Greatest City in the World

The votes are in and it's true: Berlin is the greatest city in the world.

I've lived here so long that it's hard for me to judge anymore, but last night I sat down with a newly immigrated English mother of two by the name of Sarah (well, she's been here a couple of years) and was surprised at the sheer unequivocal-ness of her endorsement. "I can honestly say I wouldn’t want to live anywhere else", she said. "If it were up to me, I would live here all my life."

Her points:

- It's a great place to raise children. Germans themselves will never tell you this, they think all Germans and Germany in general is anti-children, but it's not true. The subways have elevators, the buses have steps that tip down. Other cities don’t have all that. Go to New York or London or Paris. Berlin is an extremely modern city. There are still parts that could be cleaned up a little, but most likely that is only a matter of time.

- Cheap. It's true of course: Berlin is easy to live in money-wise. "For the money we're paying for our four-room apartment on the edge of town," said Guy, her husband, in Paris we'd be living in a place the size of this living room, and that would be generous."
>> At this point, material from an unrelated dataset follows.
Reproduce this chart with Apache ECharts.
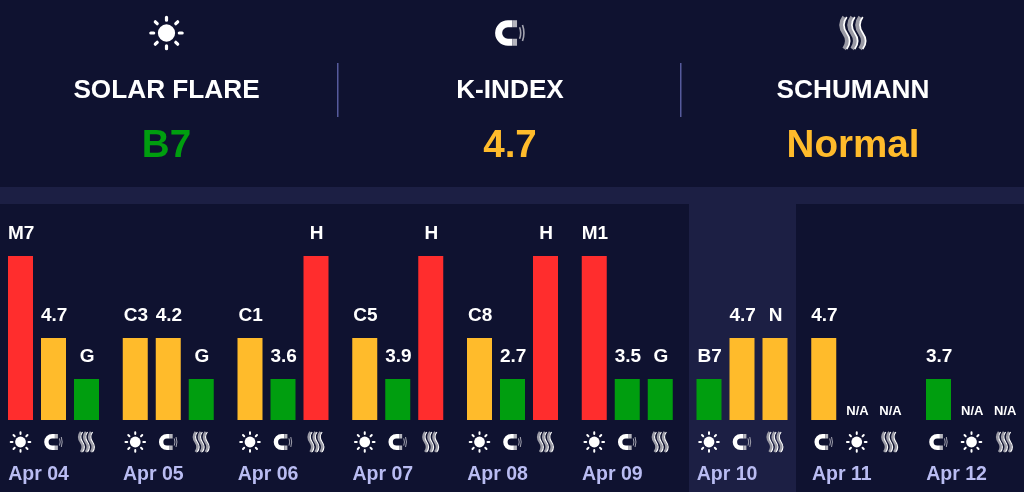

- Not crowded. "It's not like London where everything is completely overcrowded. You can get around. You can take your children everywhere."

- Language-afinity. "When I came here, I assumed everyone was going to be very… well, German. Unfriendly. Rude. Cold. But the exact opposite is true. Everyone is cheerful and helpful. Germans make great neighbors."

- English. She doesn't speak any German, but that doesn't matter. Almost everyone speaks English, and if they don’t, someone within hearing range will, and will offer his or her services. "The down side of that is that I'm not learning the language, which I did when we lived in Paris, because the French refuse to speak English with you. But the Germans are just friendlier."

- Cosmopolitan. Her husband and I were debating whether Berlin is cosmopolitan or not. He said it's not, compared to London, New York and Paris. "You don’t get that electricity, the bustle," he said. He's a correspondent for a major news agency. "When we have a press conference at the Chancellery, we walk over a couple of blocks, go past one guard, through one metal detector, and we're sitting there with the Chancellor. In Washington, it would take hours of frisking and ID-checking. Everything is smaller –too small for a major European capitol. We call it Toy Town."

In favor of cosmopolitanism, his wife mentioned the language: Everyone speaks English. That's more cosmopolitan than Paris. Not to mention that Germany is a major world exporter – that mans most Germans have contact with the outside world, much more even than other countries. That's true, said her husband, but Berlin doesn't act like it. And the world doesn't notice it. "When we write a trans-European piece, with elements in it from different countries, we try our best to put a London dateline on it, to make it look like it's out of London. If it's out of London, the newspapers of the world will pick it up. If it's out of Berlin, they won't."

That may be changing, he said. "Things changed when Berlin hosted the World Cup in 2006," said Guy. "Everyone came to Berlin and war surprised how things had changed. Berlin was much more worldly, much more hospitable, much more modern than it had been before. Of course what they really mean by that is: Berlin is much different than they had thought it was, from cliches and rumors, because most of these people had never been here before and were surprised to find such a modern, hospitable city. Now they have gone home and told people about it and the image is changing."

"You know the English," said Sarah. "You mention Germany to them and they talk about the war. They don't think a single good thing about Germany. We have a good friend who is very much like that: He hates Germany. But he came to the World Cup and now he's completely changed his opinion. He won’t let you say a single bad thing about the Germans."

There you have it. If the English say it, it must true.

And that's exactly what I'm going to tell them in Boston when I speak at the Goethe Institute on April 25 and 26.

And I'll probably end up telling the Berliners that too, when I return about a week later for a reading at the Kreuzberg Book Night on May 5 at about 6pm in the Max and Moritz.

It's a good message. Gotta tell the world.